● **Written instruction**
Nothing should be output except the lines from the one containing "Clone this chart in Plotly." through the one containing "import plotly.graph_objects as go", both ends included, each repeated exactly.

● **Provided information**
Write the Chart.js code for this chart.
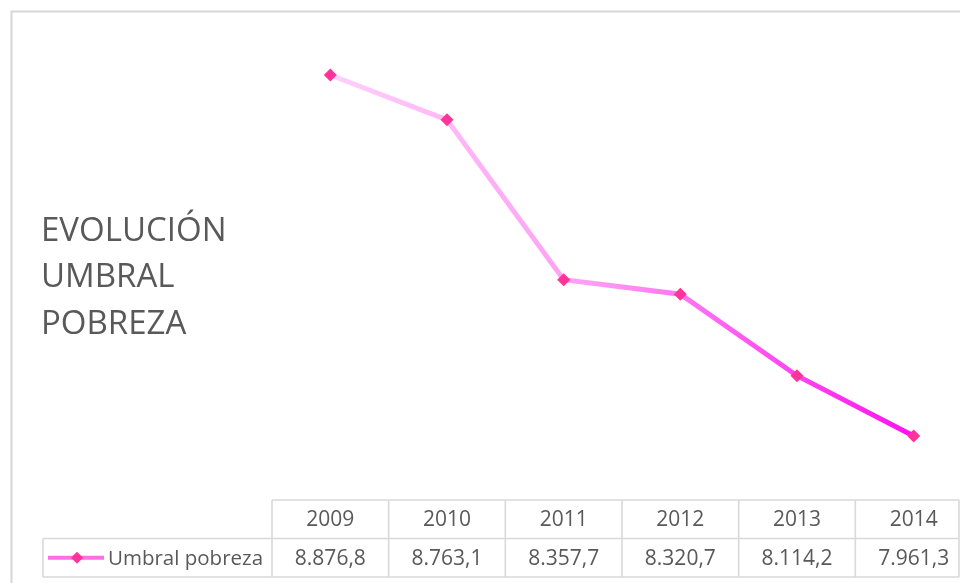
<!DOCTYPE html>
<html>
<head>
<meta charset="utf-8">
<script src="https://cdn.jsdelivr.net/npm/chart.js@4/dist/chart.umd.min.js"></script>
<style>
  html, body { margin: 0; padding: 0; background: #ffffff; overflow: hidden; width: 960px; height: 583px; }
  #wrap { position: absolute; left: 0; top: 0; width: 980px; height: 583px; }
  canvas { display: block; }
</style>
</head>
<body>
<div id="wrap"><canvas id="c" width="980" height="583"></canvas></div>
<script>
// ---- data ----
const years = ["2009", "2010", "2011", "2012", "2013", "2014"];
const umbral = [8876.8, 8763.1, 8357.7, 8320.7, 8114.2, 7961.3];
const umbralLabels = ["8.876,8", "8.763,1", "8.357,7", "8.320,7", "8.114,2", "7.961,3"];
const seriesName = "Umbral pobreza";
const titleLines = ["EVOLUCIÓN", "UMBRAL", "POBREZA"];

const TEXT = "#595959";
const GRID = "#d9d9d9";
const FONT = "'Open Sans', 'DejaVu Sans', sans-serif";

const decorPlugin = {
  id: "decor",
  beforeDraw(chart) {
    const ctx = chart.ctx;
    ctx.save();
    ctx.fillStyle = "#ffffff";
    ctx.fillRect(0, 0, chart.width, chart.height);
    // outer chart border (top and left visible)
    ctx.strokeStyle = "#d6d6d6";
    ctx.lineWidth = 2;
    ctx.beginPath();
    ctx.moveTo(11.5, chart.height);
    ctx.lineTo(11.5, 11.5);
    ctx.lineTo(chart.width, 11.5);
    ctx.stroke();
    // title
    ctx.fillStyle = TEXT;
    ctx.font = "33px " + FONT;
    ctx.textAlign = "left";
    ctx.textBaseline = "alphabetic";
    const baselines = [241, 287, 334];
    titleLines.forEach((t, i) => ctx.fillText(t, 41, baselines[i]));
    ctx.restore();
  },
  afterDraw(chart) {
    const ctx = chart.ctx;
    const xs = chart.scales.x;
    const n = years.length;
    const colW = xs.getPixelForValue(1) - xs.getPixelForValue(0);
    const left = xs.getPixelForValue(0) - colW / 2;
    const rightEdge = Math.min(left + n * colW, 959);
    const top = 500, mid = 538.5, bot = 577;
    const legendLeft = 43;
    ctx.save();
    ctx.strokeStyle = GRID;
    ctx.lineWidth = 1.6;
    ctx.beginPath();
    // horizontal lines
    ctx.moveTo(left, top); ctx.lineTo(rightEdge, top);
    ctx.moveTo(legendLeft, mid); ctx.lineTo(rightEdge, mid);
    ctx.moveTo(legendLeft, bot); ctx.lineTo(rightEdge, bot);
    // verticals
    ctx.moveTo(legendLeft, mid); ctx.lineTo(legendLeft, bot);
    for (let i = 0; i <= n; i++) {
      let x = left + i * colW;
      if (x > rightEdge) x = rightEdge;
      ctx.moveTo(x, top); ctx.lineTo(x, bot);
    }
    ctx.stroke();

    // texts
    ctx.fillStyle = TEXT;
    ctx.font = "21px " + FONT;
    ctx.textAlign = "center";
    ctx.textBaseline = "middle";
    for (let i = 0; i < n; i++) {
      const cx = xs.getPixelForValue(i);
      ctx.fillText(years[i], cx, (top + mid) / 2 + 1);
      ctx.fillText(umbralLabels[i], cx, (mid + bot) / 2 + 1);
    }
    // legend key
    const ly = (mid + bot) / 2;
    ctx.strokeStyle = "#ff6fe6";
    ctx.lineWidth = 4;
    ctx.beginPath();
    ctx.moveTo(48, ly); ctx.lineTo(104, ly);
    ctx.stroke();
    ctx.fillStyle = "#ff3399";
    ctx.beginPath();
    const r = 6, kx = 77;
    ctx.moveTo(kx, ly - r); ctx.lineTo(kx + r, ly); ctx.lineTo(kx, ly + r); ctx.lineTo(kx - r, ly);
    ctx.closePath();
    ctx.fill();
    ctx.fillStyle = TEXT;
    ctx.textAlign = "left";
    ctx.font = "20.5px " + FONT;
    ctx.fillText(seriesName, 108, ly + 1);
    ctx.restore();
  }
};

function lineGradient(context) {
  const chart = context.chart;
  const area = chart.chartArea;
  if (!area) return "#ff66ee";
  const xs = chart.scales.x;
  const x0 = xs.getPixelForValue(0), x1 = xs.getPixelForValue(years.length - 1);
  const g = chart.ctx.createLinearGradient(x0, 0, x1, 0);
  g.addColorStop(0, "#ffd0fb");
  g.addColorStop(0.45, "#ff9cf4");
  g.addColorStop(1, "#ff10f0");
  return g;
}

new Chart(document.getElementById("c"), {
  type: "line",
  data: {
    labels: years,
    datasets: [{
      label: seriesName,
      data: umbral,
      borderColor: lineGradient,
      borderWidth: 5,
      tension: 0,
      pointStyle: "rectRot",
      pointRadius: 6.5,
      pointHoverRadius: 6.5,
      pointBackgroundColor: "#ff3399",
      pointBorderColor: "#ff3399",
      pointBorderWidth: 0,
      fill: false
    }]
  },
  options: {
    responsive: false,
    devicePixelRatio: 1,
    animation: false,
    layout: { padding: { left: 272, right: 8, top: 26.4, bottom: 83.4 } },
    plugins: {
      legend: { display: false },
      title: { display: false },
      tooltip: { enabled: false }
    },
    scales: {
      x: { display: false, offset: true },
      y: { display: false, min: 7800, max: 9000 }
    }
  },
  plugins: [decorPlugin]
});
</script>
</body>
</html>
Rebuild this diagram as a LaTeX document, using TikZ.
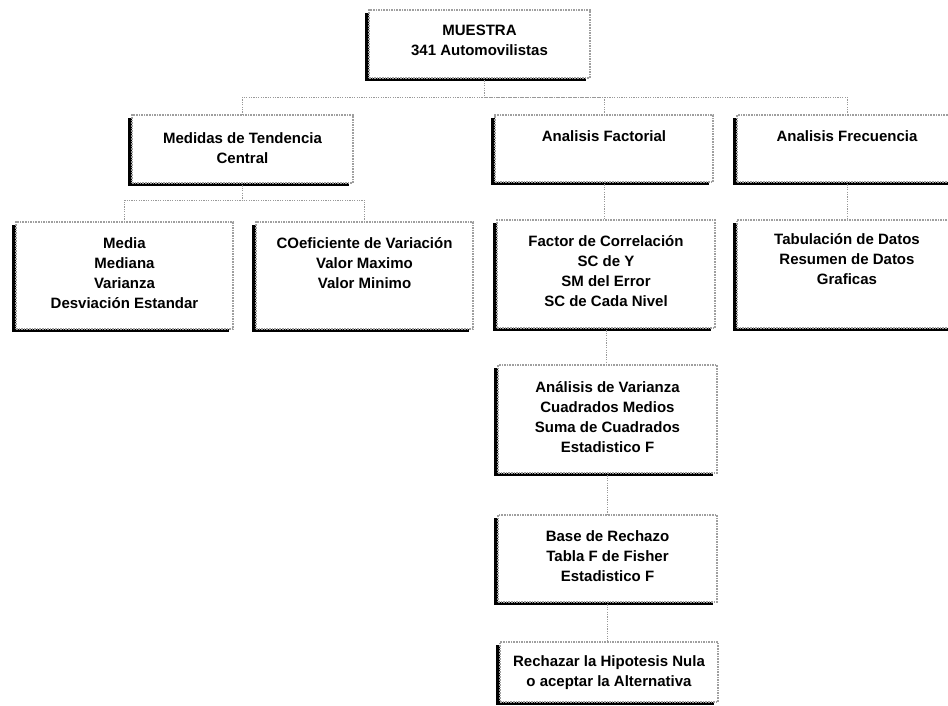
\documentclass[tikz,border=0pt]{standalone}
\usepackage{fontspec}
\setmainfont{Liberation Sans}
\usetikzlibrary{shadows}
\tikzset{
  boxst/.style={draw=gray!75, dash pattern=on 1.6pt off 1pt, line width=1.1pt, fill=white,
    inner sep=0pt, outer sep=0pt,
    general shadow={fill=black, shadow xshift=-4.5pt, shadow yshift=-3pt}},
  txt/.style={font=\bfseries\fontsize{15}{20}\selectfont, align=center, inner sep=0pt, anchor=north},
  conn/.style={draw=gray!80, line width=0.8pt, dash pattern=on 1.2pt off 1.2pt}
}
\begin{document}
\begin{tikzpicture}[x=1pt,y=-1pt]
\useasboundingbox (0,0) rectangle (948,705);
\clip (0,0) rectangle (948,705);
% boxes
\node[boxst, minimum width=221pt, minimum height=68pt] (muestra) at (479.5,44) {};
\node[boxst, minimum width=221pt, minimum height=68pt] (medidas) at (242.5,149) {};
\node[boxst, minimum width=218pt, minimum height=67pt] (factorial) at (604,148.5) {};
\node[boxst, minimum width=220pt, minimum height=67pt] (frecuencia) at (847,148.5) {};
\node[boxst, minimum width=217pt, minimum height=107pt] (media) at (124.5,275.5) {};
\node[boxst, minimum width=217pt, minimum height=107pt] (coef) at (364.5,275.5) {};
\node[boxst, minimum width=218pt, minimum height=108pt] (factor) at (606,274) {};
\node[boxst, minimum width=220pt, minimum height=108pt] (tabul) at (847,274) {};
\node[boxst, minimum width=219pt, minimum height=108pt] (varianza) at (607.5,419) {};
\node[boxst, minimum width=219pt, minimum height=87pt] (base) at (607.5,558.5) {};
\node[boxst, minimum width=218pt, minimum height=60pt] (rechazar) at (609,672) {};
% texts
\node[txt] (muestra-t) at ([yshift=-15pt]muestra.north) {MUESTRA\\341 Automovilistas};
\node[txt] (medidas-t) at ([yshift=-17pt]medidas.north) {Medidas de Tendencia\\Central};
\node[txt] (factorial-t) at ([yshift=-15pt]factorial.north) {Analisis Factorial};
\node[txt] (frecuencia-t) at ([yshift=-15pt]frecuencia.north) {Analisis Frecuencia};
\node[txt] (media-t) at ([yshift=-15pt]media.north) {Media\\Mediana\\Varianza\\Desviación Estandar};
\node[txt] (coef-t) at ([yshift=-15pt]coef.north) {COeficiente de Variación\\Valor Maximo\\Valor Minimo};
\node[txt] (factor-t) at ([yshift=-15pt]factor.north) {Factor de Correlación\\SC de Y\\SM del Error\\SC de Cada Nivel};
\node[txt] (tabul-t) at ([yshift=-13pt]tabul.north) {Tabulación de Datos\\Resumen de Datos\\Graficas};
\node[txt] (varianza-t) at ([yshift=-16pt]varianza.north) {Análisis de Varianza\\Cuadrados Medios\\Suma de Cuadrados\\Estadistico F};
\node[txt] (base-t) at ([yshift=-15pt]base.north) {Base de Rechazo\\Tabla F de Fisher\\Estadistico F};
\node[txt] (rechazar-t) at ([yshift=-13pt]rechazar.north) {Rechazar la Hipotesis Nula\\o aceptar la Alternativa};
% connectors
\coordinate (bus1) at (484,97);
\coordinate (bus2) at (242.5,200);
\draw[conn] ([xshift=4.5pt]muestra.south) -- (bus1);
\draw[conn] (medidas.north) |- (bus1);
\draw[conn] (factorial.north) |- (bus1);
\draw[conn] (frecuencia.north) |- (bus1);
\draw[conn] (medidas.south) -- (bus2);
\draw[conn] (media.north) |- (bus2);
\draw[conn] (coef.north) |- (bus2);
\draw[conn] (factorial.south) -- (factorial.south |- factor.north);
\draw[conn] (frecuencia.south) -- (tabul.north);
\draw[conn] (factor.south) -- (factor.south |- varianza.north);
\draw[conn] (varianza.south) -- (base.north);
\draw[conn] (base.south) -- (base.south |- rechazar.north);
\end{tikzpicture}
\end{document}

==

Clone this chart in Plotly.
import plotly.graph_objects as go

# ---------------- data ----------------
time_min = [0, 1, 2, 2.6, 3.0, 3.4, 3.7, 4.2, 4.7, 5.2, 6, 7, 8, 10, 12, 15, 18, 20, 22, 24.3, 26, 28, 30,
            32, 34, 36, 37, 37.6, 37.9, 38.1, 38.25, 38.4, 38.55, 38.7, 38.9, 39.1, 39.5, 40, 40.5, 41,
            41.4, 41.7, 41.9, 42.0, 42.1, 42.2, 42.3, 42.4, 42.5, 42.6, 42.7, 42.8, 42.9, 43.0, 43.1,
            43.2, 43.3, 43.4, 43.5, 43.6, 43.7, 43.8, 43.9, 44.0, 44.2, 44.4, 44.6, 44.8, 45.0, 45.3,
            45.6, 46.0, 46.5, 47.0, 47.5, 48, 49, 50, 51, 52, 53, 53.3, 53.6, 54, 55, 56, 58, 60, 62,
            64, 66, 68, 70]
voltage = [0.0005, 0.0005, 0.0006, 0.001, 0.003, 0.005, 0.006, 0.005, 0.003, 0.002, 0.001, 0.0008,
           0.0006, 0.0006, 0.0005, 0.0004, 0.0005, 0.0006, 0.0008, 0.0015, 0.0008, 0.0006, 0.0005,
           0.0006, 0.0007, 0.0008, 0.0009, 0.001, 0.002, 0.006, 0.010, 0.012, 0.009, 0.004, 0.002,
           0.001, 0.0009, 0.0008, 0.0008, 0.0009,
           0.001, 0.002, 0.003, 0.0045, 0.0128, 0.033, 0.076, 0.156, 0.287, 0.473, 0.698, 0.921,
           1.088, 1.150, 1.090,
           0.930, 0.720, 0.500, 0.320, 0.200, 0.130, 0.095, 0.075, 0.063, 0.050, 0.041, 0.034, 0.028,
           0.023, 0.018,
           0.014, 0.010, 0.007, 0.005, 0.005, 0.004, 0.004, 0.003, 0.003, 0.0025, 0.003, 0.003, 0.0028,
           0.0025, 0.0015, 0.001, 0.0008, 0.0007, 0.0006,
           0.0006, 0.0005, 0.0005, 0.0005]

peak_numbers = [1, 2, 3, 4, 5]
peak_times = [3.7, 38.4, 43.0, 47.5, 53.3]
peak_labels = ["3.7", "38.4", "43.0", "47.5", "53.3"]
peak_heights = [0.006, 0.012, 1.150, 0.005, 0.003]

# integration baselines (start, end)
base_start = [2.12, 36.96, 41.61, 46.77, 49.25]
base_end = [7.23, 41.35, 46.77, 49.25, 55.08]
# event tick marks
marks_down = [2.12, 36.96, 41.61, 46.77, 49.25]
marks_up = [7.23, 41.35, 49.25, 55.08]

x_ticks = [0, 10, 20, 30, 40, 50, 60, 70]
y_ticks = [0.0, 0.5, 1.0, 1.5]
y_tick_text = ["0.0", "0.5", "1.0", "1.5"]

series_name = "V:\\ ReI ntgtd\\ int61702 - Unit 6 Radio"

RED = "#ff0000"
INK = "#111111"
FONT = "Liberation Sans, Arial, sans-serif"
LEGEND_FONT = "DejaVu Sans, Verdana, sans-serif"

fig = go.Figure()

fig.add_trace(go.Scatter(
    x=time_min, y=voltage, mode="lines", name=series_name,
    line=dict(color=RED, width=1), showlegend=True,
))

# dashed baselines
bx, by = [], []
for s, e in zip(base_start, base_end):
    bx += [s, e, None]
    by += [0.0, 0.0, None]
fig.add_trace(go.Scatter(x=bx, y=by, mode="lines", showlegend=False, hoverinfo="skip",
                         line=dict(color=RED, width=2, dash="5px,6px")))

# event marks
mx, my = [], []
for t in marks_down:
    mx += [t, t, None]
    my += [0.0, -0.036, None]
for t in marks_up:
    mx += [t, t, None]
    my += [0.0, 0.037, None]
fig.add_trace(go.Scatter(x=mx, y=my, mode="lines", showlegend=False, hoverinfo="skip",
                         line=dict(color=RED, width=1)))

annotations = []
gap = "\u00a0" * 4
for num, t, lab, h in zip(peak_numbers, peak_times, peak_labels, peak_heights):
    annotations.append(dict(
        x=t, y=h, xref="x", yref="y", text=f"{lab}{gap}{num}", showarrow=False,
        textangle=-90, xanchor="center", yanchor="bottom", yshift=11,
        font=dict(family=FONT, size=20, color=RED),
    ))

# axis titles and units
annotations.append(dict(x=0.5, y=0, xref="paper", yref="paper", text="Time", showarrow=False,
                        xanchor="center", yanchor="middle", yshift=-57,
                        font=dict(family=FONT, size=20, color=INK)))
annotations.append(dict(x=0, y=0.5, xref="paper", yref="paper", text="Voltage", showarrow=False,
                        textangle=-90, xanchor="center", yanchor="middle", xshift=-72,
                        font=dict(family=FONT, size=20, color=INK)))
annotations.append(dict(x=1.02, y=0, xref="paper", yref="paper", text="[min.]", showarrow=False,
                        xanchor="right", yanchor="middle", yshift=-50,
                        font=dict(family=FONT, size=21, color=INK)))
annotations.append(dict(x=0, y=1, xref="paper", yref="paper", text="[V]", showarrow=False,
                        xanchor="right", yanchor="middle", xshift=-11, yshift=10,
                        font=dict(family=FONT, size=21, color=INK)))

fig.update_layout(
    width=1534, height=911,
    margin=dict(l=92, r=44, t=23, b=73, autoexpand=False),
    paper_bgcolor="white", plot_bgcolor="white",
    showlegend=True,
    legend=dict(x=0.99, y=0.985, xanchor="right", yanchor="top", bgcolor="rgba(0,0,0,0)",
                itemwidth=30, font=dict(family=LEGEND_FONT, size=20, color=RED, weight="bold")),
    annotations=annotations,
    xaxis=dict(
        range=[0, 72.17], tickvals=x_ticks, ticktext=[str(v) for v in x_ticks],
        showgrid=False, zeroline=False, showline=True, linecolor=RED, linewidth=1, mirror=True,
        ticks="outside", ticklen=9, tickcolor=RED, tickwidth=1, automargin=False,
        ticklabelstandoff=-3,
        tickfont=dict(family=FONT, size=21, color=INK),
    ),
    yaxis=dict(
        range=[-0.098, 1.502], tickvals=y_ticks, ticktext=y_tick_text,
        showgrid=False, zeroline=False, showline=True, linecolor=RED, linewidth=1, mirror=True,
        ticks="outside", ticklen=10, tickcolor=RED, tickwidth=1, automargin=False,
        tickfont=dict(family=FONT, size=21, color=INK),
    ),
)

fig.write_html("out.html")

● **Solution**
Clone this chart in Plotly.
import plotly.graph_objects as go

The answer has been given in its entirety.